▶ STATED GOAL
In the material below, please retype the lines from the very first through the one with "(0,0) rectangle (671,385);", exactly and without pictures.

--- START DATASET EXTRACT ---

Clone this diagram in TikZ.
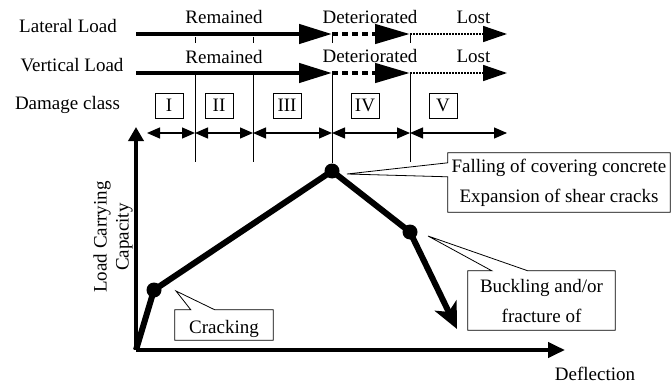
\documentclass[tikz,border=0pt]{standalone}
\usepackage{fontspec}
\setmainfont{Liberation Serif}
\usetikzlibrary{arrows.meta}

\begin{document}
\begin{tikzpicture}[x=1pt, y=-1pt, font=\fontsize{19}{22}\selectfont,
  txt/.style={inner sep=0pt, anchor=base},
  cls/.style={draw, line width=0.9pt, inner sep=0pt, minimum width=28, minimum height=25},
  box/.style={inner sep=0pt, align=center, font=\fontsize{19}{30}\selectfont},
  outl/.style={line width=0.8pt, fill=white},
  dot/.style={circle, fill, inner sep=0pt, minimum size=15},
  crv/.style={line width=6pt},
  big/.style={line width=4.5pt, -{Triangle[length=33pt, width=19pt]}},
  dim/.style={line width=1.2pt, {Triangle[length=13pt, width=11pt]}-{Triangle[length=13pt, width=11pt]}}]
\useasboundingbox (0,0) rectangle (671,385);

\node[txt] (lat) at (68,32.3) {Lateral Load};
\node[txt] (ver) at (72,71.5) {Vertical Load};
\node[txt] (dmg) at (67.5,110) {Damage class};
\node[txt] (rem1) at (224,23.3) {Remained};
\node[txt] (det1) at (370,23.5) {Deteriorated};
\node[txt] (lost1) at (473.5,23.5) {Lost};
\node[txt] (rem2) at (224,63.3) {Remained};
\node[txt] (det2) at (370,63) {Deteriorated};
\node[txt] (lost2) at (473.5,63) {Lost};

\foreach \n/\x in {a/136, b/195, c/253, d/332, e/410, f/507} {
  \coordinate (L\n) at (\x,34);
  \coordinate (V\n) at (\x,73);
}
\foreach \n/\x in {a/147, b/195, c/253, d/332, e/410, f/507}
  \coordinate (D\n) at (\x,133);

\draw[big] (La) -- (Ld);
\draw[big] (Va) -- (Vd);
\draw[line width=4.5pt, dash pattern=on 6pt off 4pt, -{Triangle[length=35pt, width=19pt]}] (Ld) -- (Le);
\draw[line width=4.5pt, dash pattern=on 6pt off 4pt, -{Triangle[length=35pt, width=19pt]}] (Vd) -- (Ve);
\draw[line width=1.5pt, dash pattern=on 1.5pt off 1.5pt, -{Triangle[length=24pt, width=16pt]}] (Le) -- (Lf);
\draw[line width=1.5pt, dash pattern=on 1.5pt off 1.5pt, -{Triangle[length=24pt, width=16pt]}] (Ve) -- (Vf);

\foreach \n in {b, c}
  \draw[line width=0.9pt] (L\n) ++(0,3) -- ++(0,6);
\foreach \n in {d, e}
  \draw[line width=0.9pt] (L\n) -- ++(0,9);

\node[cls] (c1) at (169,105.5) {I};
\node[cls] (c2) at (219,105.5) {II};
\node[cls] (c3) at (287,105.5) {III};
\node[cls] (c4) at (365,105.5) {IV};
\node[cls] (c5) at (443,105.5) {V};

\foreach \p/\q in {Da/Db, Db/Dc, Dc/Dd, Dd/De, De/Df}
  \draw[dim] (\p) -- (\q);

\coordinate (O) at (136,350);
\coordinate (ytip) at (136,127);
\coordinate (xtip) at (565,350);
\coordinate (E) at (457,329);
\node[dot] (A) at (154,290) {};
\node[dot] (B) at (332,171) {};
\node[dot] (C) at (410,232) {};

\draw[line width=0.9pt] (Vb) -- ++(0,89);
\draw[line width=0.9pt] (Vc) -- ++(0,89);
\draw[line width=0.9pt] (Vd) -- (B);
\draw[line width=0.9pt] (Ve) -- ++(0,89);

\draw[line width=4pt, -{Triangle[length=14pt, width=15pt]}] (O) -- (ytip);
\draw[line width=4pt, -{Triangle[length=17pt, width=15pt]}] (O) -- (xtip);

\draw[crv] (O) -- (A.center) -- (B.center) -- (C.center);
\draw[crv, -{Stealth[length=26pt, width=24pt, inset=7pt]}] (C.center) -- (E);

\node[txt] (defl) at (595,380) {Deflection};
\node[align=center, rotate=90, inner sep=0pt] (lcc) at (113,237) {Load Carrying\\Capacity};

\coordinate (ctip) at (176,291);
\coordinate (ftip) at (347,174);
\coordinate (btip) at (428,236);

\node[box, minimum width=98, minimum height=30] (crk) at (224,325) {};
\node[box, minimum width=222, minimum height=59] (fall) at (559,182.5) {};
\node[box, minimum width=147, minimum height=59] (buck) at (541.5,300.5) {};

\draw[outl] (crk.north west) -- ([xshift=16pt]crk.north west) -- (ctip) -- ([xshift=40pt]crk.north west)
  -- (crk.north east) -- (crk.south east) -- (crk.south west) -- cycle;
\draw[outl] (fall.north west) -- ([yshift=-10pt]fall.north west) -- (ftip) -- ([yshift=-24pt]fall.north west)
  -- (fall.south west) -- (fall.south east) -- (fall.north east) -- cycle;
\draw[outl] (buck.north west) -- ([xshift=24pt]buck.north west) -- (btip) -- ([xshift=60pt]buck.north west)
  -- (buck.north east) -- (buck.south east) -- (buck.south west) -- cycle;

\node[txt] (crkt) at (224,333) {Cracking};
\node[box] (fallt) at (fall) {Falling of covering concrete\\Expansion of shear cracks};
\node[box] (buckt) at (buck) {Buckling and/or\\fracture of};
\end{tikzpicture}
\end{document}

--- END DATASET EXTRACT ---

▶ RESULT FOR THIS EXERCISE
Clone this diagram in TikZ.
\documentclass[tikz,border=0pt]{standalone}
\usepackage{fontspec}
\setmainfont{Liberation Serif}
\usetikzlibrary{arrows.meta}

\begin{document}
\begin{tikzpicture}[x=1pt, y=-1pt, font=\fontsize{19}{22}\selectfont,
  txt/.style={inner sep=0pt, anchor=base},
  cls/.style={draw, line width=0.9pt, inner sep=0pt, minimum width=28, minimum height=25},
  box/.style={inner sep=0pt, align=center, font=\fontsize{19}{30}\selectfont},
  outl/.style={line width=0.8pt, fill=white},
  dot/.style={circle, fill, inner sep=0pt, minimum size=15},
  crv/.style={line width=6pt},
  big/.style={line width=4.5pt, -{Triangle[length=33pt, width=19pt]}},
  dim/.style={line width=1.2pt, {Triangle[length=13pt, width=11pt]}-{Triangle[length=13pt, width=11pt]}}]
\useasboundingbox (0,0) rectangle (671,385);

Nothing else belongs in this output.